İbrahim’in üç kız ve beş erkek kardeşle birlikte büyüdüğü ailenin durumu iyi değildi. Babası onları geçindirmek için yorulmadan çalışıyordu, ancak Fas’taki fırsatlar ve gelir sınırlıydı. İleri yıllarda olacak olan “Çocuklarım için daha iyi bir yaşam hayali beni motive etti. Benim sahip olmadığım fırsatlara onların da sahip olmasını istedim,” diyor İbrahim çocukluğuna dönüp bakarak.
Avrupa’nın cazibesi İbrahim’in internette gördüğü hikâyeler ve fotoğraflarla daha da artmış. Bir Facebook grubu aracılığıyla, daha önce Hollanda’ya taşınmış olan Faslı arkadaşlarıyla sohbet etmeye başladı. İbrahim, “Hollanda’yı, hükümetin gelir desteğinden barınmaya kadar her konuda yardım eli uzattığı bir fırsatlar ülkesi olarak resmettiler,” diye hatırlıyor.
Bu gibi tanıklıklardan güç alan ve aklında daha iyi bir gelecek umudu olan İbrahim, kendini bu işe atılmaya ikna etti. Ailesi isteksizdi ama o Hollanda hükümetinin yanında duracağına inanıyordu. Fazla tereddüt etmeden gitme kararını aldı. Önündeki tek engel uçak bileti için parasının olmamasıydı. Zaten geçim sıkıntısı çeken İbrahim için birkaç yüz avro bile ulaşılmaz görünüyordu. Neyse ki amcası, geri ödeme koşuluyla verdiği maddi destekle İbrahim’in imdadına yetişti.
İbrahim Hollandaya geldi
Ancak İbrahim’in Hollanda’da bulduğu gerçek, umut verici hikayelerden çok uzaktı. Nereye gideceği konusunda hiçbir fikri olmadan Schiphol havaalanına indi. Kulaktan kulağa, kalabileceği Ter Apel adında bir yer olduğunu duydu. Mali destek ve barınma konusunda yardım almak için kapıyı çaldı, ancak sürecin kendisine inandırıldığı kadar basit olmadığını görünce şaşırdı. İbrahim, “Her türlü bürokratik adım vardı ve uzun süre beklemek zorunda kaldım,” diye açıklıyor.
Yeni durumunun gerçekliği ürkütücüydü. İbrahim doğrudan işe gitmek ve umduğu gibi ailesine destek olmak istiyordu. Ama şimdi, iki yıl sonra, hala oturma izni almak için mücadele ediyor. “Neyi yanlış yaptım?” sorusu aklından çıkmıyor. İbrahim topluma olumlu bir katkıda bulunmaya kararlı. “Ben sadece çalışmak ve üzerime düşeni yapmak istiyorum. Sorun yaratmak istemiyorum,” diye vurguluyor.

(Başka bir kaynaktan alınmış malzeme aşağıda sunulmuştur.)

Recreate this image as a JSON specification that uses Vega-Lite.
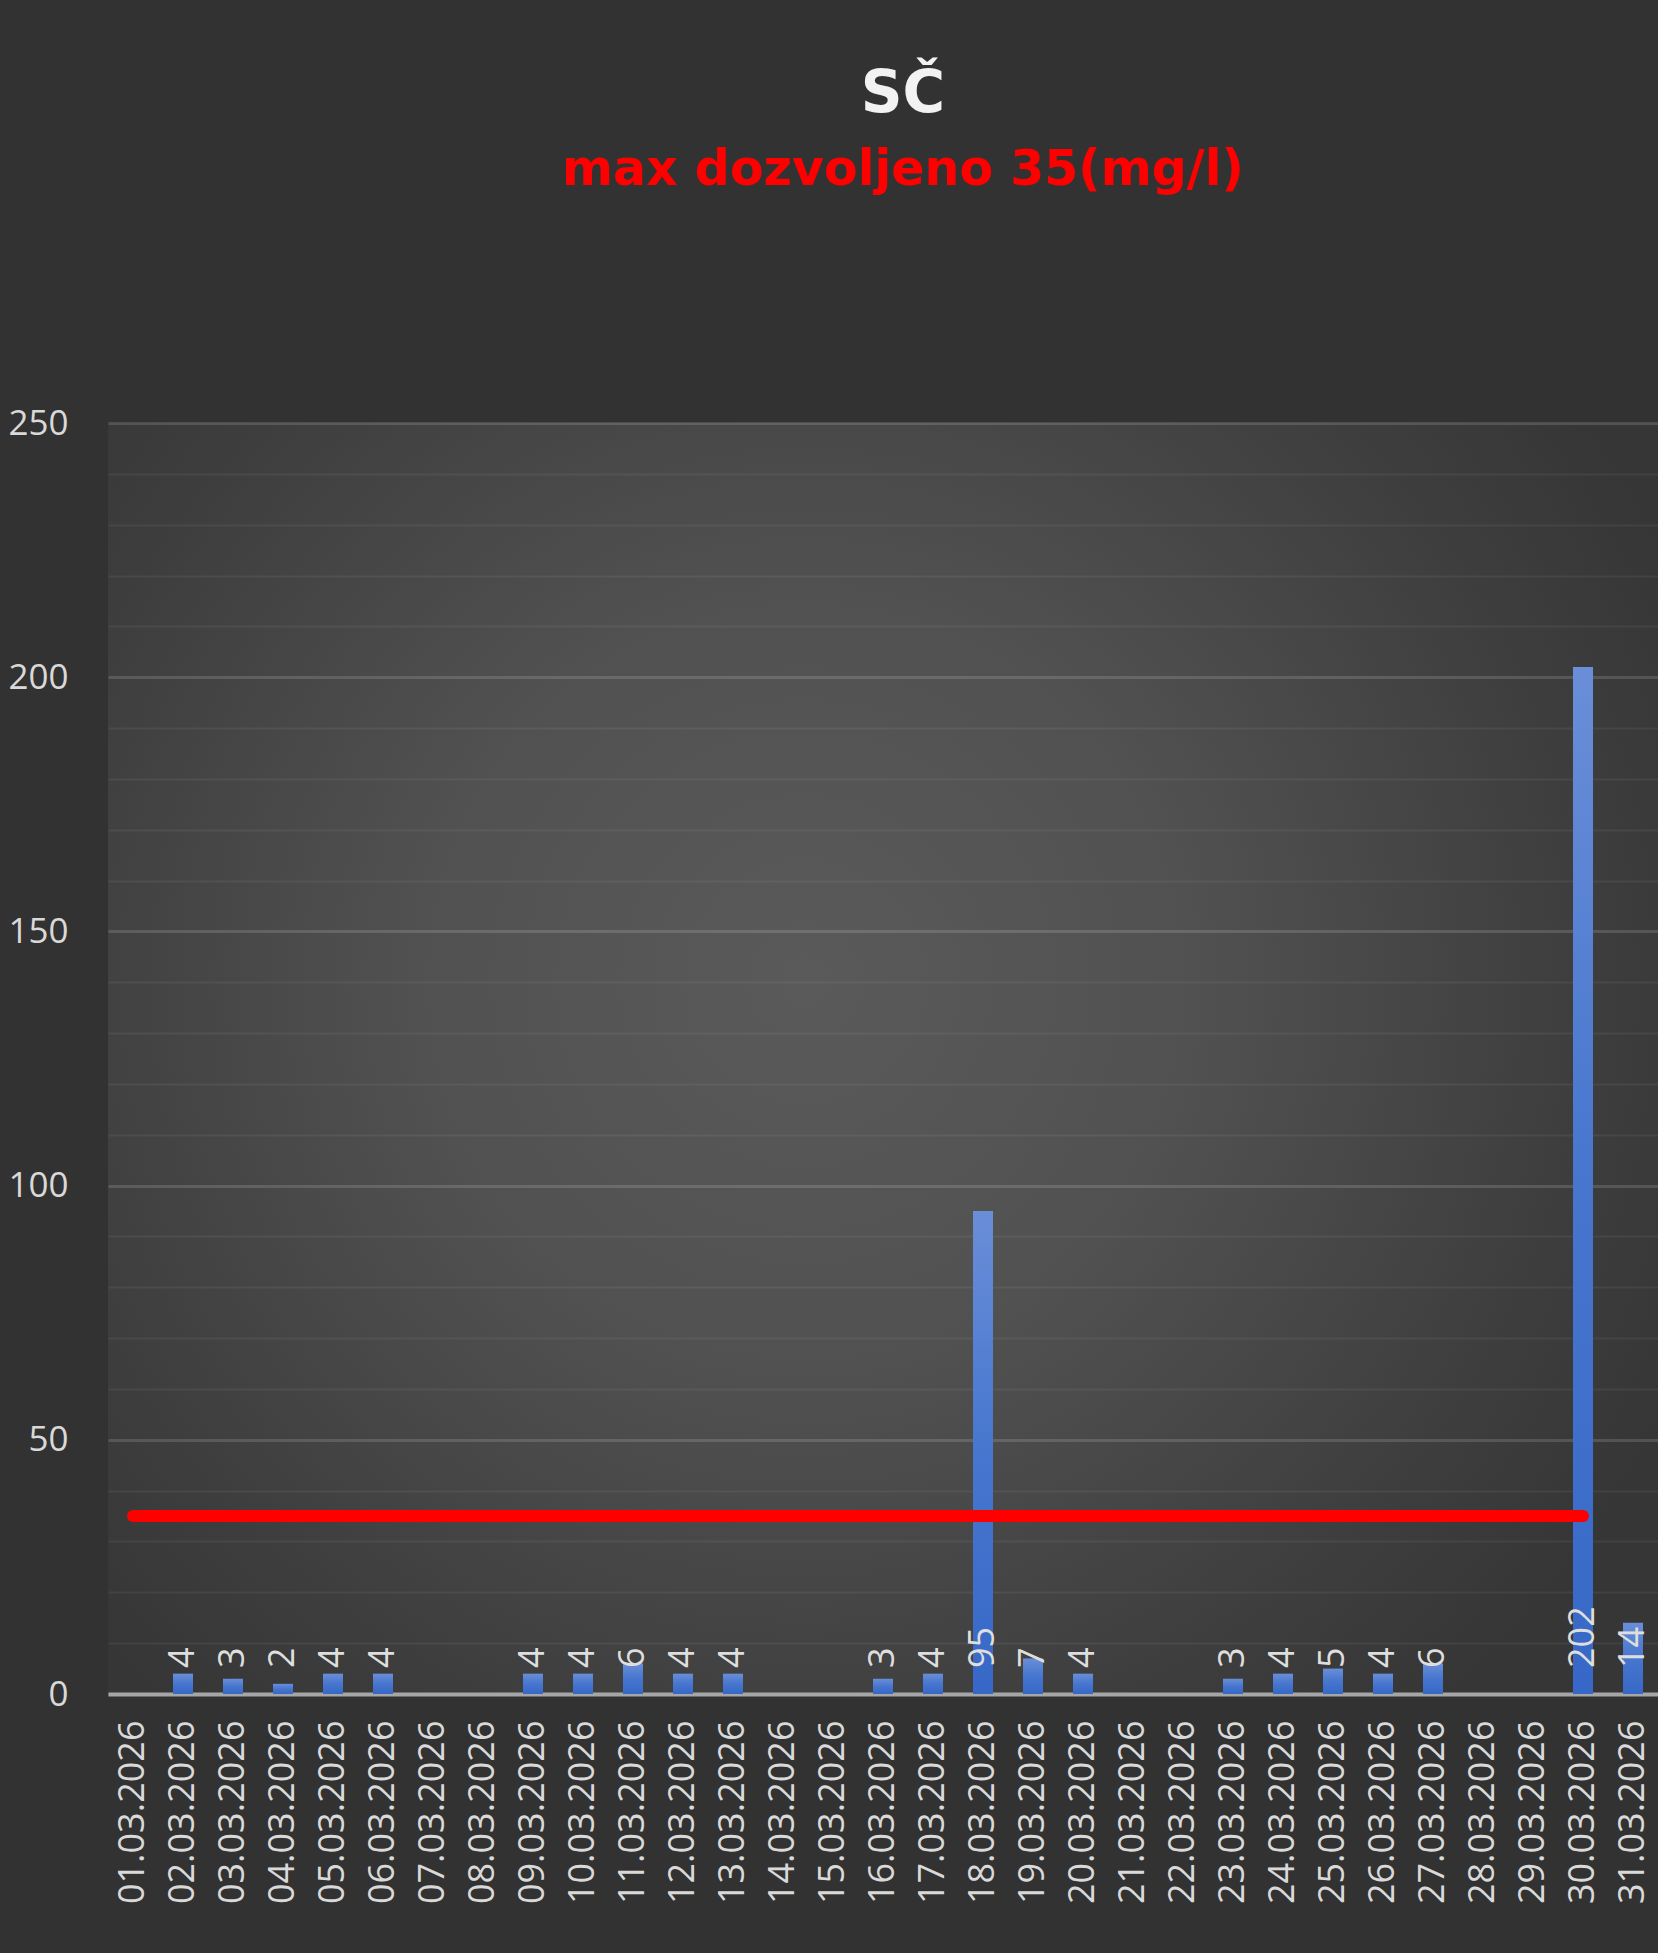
{
  "$schema": "https://vega.github.io/schema/vega-lite/v6.json",
  "autosize": "none",
  "width": 1550,
  "height": 1271,
  "padding": {"left": 108, "top": 423, "right": 0, "bottom": 259},
  "background": "#323232",
  "title": {
    "text": "SČ",
    "subtitle": "max dozvoljeno 35(mg/l)",
    "anchor": "middle",
    "frame": "group",
    "dx": 20,
    "offset": 211,
    "font": "DejaVu Sans",
    "fontSize": 58,
    "fontWeight": "bold",
    "color": "#f2f2f2",
    "subtitleFont": "DejaVu Sans",
    "subtitleFontSize": 49,
    "subtitleFontWeight": "bold",
    "subtitleColor": "#ff0000",
    "subtitlePadding": 22
  },
  "config": {
    "view": {
      "stroke": null,
      "fill": {
        "gradient": "radial",
        "x1": 0.45, "y1": 0.45, "r1": 0,
        "x2": 0.45, "y2": 0.45, "r2": 0.62,
        "stops": [
          {"offset": 0, "color": "#5a5a5a"},
          {"offset": 0.4, "color": "#515151"},
          {"offset": 0.8, "color": "#3e3e3e"},
          {"offset": 1, "color": "#363636"}
        ]
      }
    }
  },
  "datasets": {
    "sc": [
      {"d": "01.03.2026", "v": null},
      {"d": "02.03.2026", "v": 4},
      {"d": "03.03.2026", "v": 3},
      {"d": "04.03.2026", "v": 2},
      {"d": "05.03.2026", "v": 4},
      {"d": "06.03.2026", "v": 4},
      {"d": "07.03.2026", "v": null},
      {"d": "08.03.2026", "v": null},
      {"d": "09.03.2026", "v": 4},
      {"d": "10.03.2026", "v": 4},
      {"d": "11.03.2026", "v": 6},
      {"d": "12.03.2026", "v": 4},
      {"d": "13.03.2026", "v": 4},
      {"d": "14.03.2026", "v": null},
      {"d": "15.03.2026", "v": null},
      {"d": "16.03.2026", "v": 3},
      {"d": "17.03.2026", "v": 4},
      {"d": "18.03.2026", "v": 95},
      {"d": "19.03.2026", "v": 7},
      {"d": "20.03.2026", "v": 4},
      {"d": "21.03.2026", "v": null},
      {"d": "22.03.2026", "v": null},
      {"d": "23.03.2026", "v": 3},
      {"d": "24.03.2026", "v": 4},
      {"d": "25.03.2026", "v": 5},
      {"d": "26.03.2026", "v": 4},
      {"d": "27.03.2026", "v": 6},
      {"d": "28.03.2026", "v": null},
      {"d": "29.03.2026", "v": null},
      {"d": "30.03.2026", "v": 202},
      {"d": "31.03.2026", "v": 14}
    ],
    "limit": [
      {"d": "01.03.2026", "v": 35},
      {"d": "02.03.2026", "v": 35},
      {"d": "03.03.2026", "v": 35},
      {"d": "04.03.2026", "v": 35},
      {"d": "05.03.2026", "v": 35},
      {"d": "06.03.2026", "v": 35},
      {"d": "07.03.2026", "v": 35},
      {"d": "08.03.2026", "v": 35},
      {"d": "09.03.2026", "v": 35},
      {"d": "10.03.2026", "v": 35},
      {"d": "11.03.2026", "v": 35},
      {"d": "12.03.2026", "v": 35},
      {"d": "13.03.2026", "v": 35},
      {"d": "14.03.2026", "v": 35},
      {"d": "15.03.2026", "v": 35},
      {"d": "16.03.2026", "v": 35},
      {"d": "17.03.2026", "v": 35},
      {"d": "18.03.2026", "v": 35},
      {"d": "19.03.2026", "v": 35},
      {"d": "20.03.2026", "v": 35},
      {"d": "21.03.2026", "v": 35},
      {"d": "22.03.2026", "v": 35},
      {"d": "23.03.2026", "v": 35},
      {"d": "24.03.2026", "v": 35},
      {"d": "25.03.2026", "v": 35},
      {"d": "26.03.2026", "v": 35},
      {"d": "27.03.2026", "v": 35},
      {"d": "28.03.2026", "v": 35},
      {"d": "29.03.2026", "v": 35},
      {"d": "30.03.2026", "v": 35}
    ]
  },
  "encoding": {
    "x": {
      "field": "d",
      "type": "ordinal",
      "sort": null,
      "scale": {
        "domain": ["01.03.2026","02.03.2026","03.03.2026","04.03.2026","05.03.2026","06.03.2026","07.03.2026","08.03.2026","09.03.2026","10.03.2026","11.03.2026","12.03.2026","13.03.2026","14.03.2026","15.03.2026","16.03.2026","17.03.2026","18.03.2026","19.03.2026","20.03.2026","21.03.2026","22.03.2026","23.03.2026","24.03.2026","25.03.2026","26.03.2026","27.03.2026","28.03.2026","29.03.2026","30.03.2026","31.03.2026"],
        "paddingInner": 0.6,
        "paddingOuter": 0.3
      },
      "axis": {
        "title": null,
        "labelAngle": 270,
        "labelFont": "Open Sans",
        "labelFontSize": 36,
        "labelColor": "#d9d9d9",
        "labelPadding": 26,
        "labelLimit": 0,
        "labelOverlap": false,
        "ticks": false,
        "tickSize": 0,
        "domainColor": "#a6a6a6",
        "domainWidth": 4,
        "grid": false
      }
    }
  },
  "layer": [
    {
      "data": {"name": "sc"},
      "transform": [{"filter": "datum.v != null"}],
      "mark": {
        "type": "bar",
        "color": {
          "gradient": "linear",
          "x1": 0, "y1": 0, "x2": 0, "y2": 1,
          "stops": [
            {"offset": 0, "color": "#6a8ed8"},
            {"offset": 0.5, "color": "#4676ce"},
            {"offset": 1, "color": "#3768c7"}
          ]
        }
      },
      "encoding": {
        "y": {
          "field": "v",
          "type": "quantitative",
          "scale": {"domain": [0, 250], "nice": false},
          "axis": {
            "title": null,
            "values": [0,10,20,30,40,50,60,70,80,90,100,110,120,130,140,150,160,170,180,190,200,210,220,230,240,250],
            "labelExpr": "datum.value % 50 === 0 ? datum.label : ''",
            "labelFont": "Open Sans",
            "labelFontSize": 35,
            "labelColor": "#d9d9d9",
            "labelPadding": 40,
            "ticks": false,
            "tickSize": 0,
            "domain": false,
            "grid": true,
            "gridColor": "#ffffff",
            "gridOpacity": {"condition": {"test": "datum.value % 50 === 0", "value": 0.14}, "value": 0.06},
            "gridWidth": {"condition": {"test": "datum.value % 50 === 0", "value": 3}, "value": 2}
          }
        }
      }
    },
    {
      "data": {"name": "limit"},
      "mark": {"type": "line", "color": "#ff0000", "strokeWidth": 12, "strokeCap": "round"},
      "encoding": {
        "y": {"field": "v", "type": "quantitative"}
      }
    },
    {
      "data": {"name": "sc"},
      "transform": [{"filter": "datum.v != null"}],
      "mark": {
        "type": "text",
        "angle": 270,
        "align": "left",
        "baseline": "middle",
        "dx": 26,
        "font": "Open Sans",
        "fontSize": 36,
        "color": "#dedede"
      },
      "encoding": {
        "y": {"datum": 0, "type": "quantitative"},
        "text": {"field": "v", "type": "quantitative"}
      }
    }
  ]
}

İbrahim şu anda seyahati sırasında tanıştığı arkadaşlarının evlerini paylaşıyor ve hatta bazen geceyi parkta geçirmek zorunda kalıyor. Durumu hiç de rahat değil ve en azından bir umut ışığı ve perspektifin olduğu Fas’a dönme arzusu her geçen gün artıyor.
“Hollanda’daki gerçeklik hayal ettiğimden farklı. Asıl amacım buraya gelip başarılı olmaktı ama şimdi kendimi cebimde tek kuruş olmadan buluyorum. Fas’a dönmek için sabırsızlanıyorum,” diye bitiriyor İbrahim, sesi hayal kırıklığıyla dolu ama yine de kendi yolunu bulmaya kararlı.
Renkli bir hayal kurarken ,hayat insana hakiki dersi veriyor. Başka birilerinin anlatımıyla rüyalar alemine girmemek gerekiyormuş,Faslı bir genç adamdan tavsiye niyiteliğinde bir kısa hayat hikayesi okuduk.